(Task directions)
Return each line containing "this".

(Entries provided)
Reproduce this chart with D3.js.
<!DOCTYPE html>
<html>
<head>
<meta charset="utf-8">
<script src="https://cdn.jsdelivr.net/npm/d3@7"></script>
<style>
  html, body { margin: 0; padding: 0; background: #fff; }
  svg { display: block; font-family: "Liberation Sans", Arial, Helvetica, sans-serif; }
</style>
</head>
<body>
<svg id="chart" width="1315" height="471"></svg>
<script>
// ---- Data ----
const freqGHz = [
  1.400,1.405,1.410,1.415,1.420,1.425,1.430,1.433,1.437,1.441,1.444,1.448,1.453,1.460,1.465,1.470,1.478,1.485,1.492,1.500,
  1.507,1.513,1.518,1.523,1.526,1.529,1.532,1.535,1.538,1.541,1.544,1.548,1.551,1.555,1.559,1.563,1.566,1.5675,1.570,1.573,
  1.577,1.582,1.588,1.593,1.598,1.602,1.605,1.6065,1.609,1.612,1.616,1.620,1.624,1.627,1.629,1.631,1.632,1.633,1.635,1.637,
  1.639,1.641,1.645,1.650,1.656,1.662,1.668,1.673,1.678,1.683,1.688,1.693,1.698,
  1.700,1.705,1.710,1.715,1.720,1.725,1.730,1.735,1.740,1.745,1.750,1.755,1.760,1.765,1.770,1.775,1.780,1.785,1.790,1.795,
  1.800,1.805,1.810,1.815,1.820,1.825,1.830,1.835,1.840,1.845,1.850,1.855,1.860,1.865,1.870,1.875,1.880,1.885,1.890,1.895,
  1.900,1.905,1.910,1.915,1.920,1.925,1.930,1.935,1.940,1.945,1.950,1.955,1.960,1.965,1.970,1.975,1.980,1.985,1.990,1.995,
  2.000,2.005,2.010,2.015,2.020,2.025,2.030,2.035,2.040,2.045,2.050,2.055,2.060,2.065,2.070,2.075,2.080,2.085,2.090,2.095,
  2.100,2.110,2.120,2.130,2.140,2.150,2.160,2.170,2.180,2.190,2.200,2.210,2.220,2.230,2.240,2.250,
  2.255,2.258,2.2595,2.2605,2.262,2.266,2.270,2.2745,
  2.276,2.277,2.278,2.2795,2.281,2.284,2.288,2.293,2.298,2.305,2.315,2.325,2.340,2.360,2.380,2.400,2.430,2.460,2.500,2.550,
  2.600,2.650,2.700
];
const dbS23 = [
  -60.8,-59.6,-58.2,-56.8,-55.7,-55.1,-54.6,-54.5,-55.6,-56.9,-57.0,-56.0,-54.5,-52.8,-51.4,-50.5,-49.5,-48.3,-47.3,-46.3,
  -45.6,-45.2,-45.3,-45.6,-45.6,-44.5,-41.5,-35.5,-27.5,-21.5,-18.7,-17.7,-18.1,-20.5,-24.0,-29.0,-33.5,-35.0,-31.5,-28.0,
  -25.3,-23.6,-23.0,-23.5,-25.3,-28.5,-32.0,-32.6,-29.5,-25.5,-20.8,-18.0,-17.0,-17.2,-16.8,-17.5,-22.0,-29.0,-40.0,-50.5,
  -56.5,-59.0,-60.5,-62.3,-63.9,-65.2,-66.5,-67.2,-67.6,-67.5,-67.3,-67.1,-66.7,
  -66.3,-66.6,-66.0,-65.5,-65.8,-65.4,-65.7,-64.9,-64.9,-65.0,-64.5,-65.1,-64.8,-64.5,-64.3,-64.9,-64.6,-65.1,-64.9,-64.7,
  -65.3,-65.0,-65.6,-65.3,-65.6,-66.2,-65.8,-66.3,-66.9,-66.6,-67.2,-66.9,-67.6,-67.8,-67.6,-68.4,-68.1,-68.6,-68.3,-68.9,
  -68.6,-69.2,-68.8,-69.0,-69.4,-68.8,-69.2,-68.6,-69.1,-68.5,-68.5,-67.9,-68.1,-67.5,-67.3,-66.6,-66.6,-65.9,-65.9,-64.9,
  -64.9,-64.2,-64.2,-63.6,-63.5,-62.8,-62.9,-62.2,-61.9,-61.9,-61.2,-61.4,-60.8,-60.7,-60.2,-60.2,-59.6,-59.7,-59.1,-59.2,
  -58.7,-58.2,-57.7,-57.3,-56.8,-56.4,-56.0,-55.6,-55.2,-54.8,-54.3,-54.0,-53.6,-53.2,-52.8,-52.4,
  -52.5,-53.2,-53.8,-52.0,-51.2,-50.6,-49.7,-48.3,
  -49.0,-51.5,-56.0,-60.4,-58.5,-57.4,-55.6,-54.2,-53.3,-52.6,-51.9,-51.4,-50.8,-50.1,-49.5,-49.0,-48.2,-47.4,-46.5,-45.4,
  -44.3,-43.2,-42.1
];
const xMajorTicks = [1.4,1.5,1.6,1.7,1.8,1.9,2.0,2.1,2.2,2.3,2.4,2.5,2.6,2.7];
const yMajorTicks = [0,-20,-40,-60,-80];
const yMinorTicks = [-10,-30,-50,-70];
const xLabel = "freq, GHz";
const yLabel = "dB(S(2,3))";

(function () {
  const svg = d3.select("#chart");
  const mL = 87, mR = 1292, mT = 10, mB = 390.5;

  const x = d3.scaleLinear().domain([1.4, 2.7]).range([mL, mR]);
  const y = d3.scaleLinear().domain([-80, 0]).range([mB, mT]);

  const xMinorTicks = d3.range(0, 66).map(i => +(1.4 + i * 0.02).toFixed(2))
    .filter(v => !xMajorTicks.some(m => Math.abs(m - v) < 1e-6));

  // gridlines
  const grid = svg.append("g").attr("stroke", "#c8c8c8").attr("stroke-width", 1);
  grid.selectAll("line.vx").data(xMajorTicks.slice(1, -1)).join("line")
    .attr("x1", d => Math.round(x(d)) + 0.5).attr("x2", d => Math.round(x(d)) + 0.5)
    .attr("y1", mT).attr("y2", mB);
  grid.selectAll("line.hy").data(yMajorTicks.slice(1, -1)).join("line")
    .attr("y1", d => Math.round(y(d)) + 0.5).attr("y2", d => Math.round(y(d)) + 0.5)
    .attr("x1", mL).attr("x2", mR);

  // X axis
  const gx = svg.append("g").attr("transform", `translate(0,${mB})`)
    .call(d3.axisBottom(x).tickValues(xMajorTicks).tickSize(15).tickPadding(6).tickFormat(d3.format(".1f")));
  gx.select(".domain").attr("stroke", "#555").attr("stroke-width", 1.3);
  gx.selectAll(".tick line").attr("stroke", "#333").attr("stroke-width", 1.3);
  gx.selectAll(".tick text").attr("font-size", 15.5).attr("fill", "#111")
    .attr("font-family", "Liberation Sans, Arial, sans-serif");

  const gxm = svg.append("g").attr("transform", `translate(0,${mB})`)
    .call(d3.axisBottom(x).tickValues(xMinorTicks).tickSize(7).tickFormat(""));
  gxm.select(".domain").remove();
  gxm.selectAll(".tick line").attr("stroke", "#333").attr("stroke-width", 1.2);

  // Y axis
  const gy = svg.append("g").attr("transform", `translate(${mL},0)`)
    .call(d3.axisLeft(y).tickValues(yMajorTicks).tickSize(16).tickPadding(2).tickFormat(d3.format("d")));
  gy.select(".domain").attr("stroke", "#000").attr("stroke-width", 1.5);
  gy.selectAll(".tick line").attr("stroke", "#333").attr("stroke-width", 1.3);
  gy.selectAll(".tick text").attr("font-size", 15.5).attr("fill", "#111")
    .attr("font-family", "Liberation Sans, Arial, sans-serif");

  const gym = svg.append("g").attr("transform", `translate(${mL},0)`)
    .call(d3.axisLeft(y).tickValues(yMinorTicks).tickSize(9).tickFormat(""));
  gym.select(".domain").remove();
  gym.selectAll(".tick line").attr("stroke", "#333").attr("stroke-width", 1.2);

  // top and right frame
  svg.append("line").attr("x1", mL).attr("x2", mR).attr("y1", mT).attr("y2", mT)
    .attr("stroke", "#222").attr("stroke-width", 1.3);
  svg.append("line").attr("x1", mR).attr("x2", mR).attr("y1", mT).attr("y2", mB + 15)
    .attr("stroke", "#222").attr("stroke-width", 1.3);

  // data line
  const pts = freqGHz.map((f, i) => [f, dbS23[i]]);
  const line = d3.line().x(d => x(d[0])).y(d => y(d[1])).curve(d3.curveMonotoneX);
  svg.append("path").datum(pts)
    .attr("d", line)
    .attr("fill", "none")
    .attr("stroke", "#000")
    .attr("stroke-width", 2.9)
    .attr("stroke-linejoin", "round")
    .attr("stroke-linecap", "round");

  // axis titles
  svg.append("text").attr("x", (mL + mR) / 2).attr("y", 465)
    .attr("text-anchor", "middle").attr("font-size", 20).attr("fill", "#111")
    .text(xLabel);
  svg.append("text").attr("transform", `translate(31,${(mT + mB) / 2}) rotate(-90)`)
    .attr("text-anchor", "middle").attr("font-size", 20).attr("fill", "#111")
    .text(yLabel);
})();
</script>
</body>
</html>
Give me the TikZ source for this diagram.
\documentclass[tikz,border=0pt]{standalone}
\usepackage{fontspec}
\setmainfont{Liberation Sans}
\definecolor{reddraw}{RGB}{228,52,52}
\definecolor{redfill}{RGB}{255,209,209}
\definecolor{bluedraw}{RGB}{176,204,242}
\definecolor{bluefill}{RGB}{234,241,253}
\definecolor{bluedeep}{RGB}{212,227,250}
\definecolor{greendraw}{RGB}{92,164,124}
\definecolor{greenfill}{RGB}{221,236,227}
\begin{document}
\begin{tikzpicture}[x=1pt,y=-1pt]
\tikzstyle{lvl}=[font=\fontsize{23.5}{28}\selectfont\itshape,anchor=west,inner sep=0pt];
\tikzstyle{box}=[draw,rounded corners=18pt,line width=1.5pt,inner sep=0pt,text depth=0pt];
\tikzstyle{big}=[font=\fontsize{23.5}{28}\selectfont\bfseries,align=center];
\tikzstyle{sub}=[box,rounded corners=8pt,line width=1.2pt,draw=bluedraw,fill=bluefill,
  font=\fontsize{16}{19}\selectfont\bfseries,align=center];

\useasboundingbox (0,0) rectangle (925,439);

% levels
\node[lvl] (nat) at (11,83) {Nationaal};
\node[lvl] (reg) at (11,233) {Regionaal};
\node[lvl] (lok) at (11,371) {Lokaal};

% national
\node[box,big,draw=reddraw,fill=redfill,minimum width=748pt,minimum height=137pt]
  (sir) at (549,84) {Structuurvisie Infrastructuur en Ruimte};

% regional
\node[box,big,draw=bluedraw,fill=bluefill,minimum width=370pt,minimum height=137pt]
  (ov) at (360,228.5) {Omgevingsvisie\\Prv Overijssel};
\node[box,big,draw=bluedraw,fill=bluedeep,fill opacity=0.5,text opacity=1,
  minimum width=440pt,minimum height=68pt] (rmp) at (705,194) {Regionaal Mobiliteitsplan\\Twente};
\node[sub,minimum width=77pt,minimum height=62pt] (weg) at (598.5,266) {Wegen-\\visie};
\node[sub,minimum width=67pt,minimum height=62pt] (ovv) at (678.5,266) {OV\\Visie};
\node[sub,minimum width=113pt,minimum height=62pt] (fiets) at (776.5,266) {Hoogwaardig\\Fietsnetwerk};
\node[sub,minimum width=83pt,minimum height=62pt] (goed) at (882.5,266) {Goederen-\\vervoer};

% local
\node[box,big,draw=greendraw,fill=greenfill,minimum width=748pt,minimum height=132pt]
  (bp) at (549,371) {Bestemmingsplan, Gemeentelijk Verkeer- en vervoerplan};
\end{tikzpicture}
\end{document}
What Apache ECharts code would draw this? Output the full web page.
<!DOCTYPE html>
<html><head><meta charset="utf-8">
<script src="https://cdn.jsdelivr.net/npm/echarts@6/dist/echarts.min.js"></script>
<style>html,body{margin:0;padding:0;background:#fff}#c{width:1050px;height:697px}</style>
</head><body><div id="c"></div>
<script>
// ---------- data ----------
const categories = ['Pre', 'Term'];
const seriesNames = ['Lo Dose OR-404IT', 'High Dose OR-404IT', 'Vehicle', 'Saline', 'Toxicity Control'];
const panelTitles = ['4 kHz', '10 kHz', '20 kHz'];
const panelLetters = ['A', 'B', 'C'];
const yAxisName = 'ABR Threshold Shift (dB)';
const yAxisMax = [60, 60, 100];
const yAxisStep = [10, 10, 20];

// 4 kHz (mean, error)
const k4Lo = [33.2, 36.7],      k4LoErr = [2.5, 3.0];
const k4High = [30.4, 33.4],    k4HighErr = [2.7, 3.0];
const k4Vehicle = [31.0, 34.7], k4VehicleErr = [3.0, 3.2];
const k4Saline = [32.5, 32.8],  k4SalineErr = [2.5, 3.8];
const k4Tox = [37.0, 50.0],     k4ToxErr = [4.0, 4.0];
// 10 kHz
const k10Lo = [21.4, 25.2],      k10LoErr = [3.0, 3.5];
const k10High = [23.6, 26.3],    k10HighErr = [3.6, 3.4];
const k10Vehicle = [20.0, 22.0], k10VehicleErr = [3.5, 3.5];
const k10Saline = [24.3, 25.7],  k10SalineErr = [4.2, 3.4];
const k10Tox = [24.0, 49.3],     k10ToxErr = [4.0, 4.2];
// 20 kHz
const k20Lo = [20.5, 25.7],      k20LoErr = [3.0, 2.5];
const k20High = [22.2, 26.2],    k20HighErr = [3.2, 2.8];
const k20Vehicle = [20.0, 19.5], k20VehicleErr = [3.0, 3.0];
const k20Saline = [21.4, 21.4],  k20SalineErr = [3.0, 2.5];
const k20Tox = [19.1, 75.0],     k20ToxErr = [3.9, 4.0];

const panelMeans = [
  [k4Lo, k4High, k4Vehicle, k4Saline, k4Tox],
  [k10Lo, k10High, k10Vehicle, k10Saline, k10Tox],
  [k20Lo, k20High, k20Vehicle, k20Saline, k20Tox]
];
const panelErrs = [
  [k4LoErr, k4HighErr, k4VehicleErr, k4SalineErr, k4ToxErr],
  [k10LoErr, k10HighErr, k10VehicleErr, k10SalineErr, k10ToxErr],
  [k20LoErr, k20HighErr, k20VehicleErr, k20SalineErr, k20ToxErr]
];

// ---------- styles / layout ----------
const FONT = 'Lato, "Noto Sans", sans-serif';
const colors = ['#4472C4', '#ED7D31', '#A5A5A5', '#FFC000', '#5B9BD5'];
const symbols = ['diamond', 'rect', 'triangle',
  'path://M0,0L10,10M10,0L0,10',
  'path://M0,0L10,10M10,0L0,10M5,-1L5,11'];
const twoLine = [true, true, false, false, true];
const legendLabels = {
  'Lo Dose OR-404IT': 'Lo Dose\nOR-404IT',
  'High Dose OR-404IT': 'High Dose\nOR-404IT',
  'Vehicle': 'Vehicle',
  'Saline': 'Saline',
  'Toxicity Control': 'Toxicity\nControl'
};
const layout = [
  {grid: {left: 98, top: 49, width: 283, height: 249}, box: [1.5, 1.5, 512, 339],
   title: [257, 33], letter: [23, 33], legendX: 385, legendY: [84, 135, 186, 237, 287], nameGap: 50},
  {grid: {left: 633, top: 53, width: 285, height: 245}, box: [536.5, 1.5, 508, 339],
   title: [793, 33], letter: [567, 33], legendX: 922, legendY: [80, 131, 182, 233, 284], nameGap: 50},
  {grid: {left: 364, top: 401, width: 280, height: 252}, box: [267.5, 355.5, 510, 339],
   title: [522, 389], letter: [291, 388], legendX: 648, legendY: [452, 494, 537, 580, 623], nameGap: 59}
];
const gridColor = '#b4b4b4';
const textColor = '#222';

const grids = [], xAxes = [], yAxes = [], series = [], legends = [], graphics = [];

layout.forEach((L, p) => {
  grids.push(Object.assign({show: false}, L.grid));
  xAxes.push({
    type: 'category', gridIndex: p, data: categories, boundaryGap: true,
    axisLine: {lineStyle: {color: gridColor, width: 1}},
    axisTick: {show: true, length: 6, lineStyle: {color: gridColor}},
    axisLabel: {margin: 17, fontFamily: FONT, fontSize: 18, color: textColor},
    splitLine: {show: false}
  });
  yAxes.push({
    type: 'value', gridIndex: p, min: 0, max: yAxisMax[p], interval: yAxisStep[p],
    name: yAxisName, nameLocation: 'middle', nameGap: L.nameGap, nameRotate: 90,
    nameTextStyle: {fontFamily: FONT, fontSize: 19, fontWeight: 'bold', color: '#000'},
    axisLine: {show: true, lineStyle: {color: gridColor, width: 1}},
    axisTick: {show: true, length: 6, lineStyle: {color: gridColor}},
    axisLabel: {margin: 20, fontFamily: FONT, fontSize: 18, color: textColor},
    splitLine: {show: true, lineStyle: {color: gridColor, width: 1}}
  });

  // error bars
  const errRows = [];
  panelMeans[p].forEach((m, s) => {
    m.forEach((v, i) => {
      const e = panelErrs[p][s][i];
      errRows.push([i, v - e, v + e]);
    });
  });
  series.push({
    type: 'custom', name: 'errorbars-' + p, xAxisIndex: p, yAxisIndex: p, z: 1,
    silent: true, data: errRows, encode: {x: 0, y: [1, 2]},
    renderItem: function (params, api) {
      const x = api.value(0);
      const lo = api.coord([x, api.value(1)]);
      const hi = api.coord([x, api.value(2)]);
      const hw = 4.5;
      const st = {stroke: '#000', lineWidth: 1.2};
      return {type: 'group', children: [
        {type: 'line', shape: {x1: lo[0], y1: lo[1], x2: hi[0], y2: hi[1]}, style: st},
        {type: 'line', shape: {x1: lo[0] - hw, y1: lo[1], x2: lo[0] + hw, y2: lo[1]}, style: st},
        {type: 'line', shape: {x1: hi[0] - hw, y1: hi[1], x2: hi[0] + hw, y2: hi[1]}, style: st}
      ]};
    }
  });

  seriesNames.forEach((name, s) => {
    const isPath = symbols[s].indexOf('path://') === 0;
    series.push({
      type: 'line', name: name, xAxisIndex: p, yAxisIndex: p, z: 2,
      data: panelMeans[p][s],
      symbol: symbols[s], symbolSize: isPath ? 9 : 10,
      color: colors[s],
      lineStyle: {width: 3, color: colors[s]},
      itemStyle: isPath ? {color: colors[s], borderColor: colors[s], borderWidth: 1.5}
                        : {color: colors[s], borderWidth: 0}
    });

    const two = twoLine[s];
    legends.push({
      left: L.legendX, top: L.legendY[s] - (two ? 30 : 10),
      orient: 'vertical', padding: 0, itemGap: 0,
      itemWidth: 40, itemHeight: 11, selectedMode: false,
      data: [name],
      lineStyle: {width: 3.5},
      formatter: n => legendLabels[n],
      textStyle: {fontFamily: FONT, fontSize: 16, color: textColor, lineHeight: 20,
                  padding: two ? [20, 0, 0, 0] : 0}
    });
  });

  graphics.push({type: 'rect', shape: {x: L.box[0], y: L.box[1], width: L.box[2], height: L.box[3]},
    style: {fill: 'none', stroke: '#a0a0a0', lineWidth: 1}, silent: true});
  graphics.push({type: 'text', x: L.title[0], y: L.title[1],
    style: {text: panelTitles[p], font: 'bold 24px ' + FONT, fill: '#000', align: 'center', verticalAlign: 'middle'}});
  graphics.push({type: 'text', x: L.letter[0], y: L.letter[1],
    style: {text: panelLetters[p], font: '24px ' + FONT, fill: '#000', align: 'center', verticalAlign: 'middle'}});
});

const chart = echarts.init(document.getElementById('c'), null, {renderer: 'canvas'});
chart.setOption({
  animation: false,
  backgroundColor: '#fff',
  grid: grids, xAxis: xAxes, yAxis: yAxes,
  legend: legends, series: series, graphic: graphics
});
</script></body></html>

(Output of the task)
Reproduce this chart with D3.js.
Give me the TikZ source for this diagram.
What Apache ECharts code would draw this? Output the full web page.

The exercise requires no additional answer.